Tourism and the growing “emerging market consumer, whether it’s Brazilians, Indians, Colombians, Chinese,” will drive up rents, he said.

“You look at London, which normally leads New York City. In London now, the Chinese represent 27 percent of the purchases on Bond Street, as an example, which is a mind-boggling shift for a consumer that didn’t exist 10 years ago. And that wave is making its way to New York City and to Fifth Avenue.”

Sitt has also argued that the rise of Internet sales will force many stores to downsize, and rely on marquee flagships with luxury addresses in big cities to showcase their products. Fifth Avenue, he believes, will benefit from that trend.

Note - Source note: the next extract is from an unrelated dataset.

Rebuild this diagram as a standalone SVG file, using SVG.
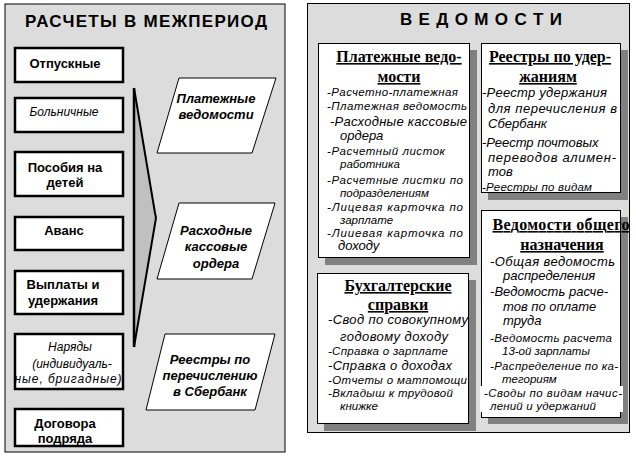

Though that argument might not yet be conventional wisdom, it’s one that a growing number of real estate experts are buying into, said Dan Fasulo, managing director of Real Capital Analytics. He points to the Apple Store — where consumers wander in, browse, then wander out and later buy on the Internet — as the prototype of the future urban retailers.

“Many investors out there believe that urban retail is fundamentally underpriced and will go through a huge structural change over the next couple of decades, with retailers using storefront space more as marketing and advertising tools, versus just pure sales conduit,” Fasulo said. “If that thought process is correct, in the future, retail is going to be willing to pay much more to rent fewer spaces but in better locations.”

One source noted that the developer has a “belief in the high streets of the world.”

“Joe believes [they] defy traditional value,” the source said. “People who bet against Joe do so at their own peril. He has a history of spotting real value.”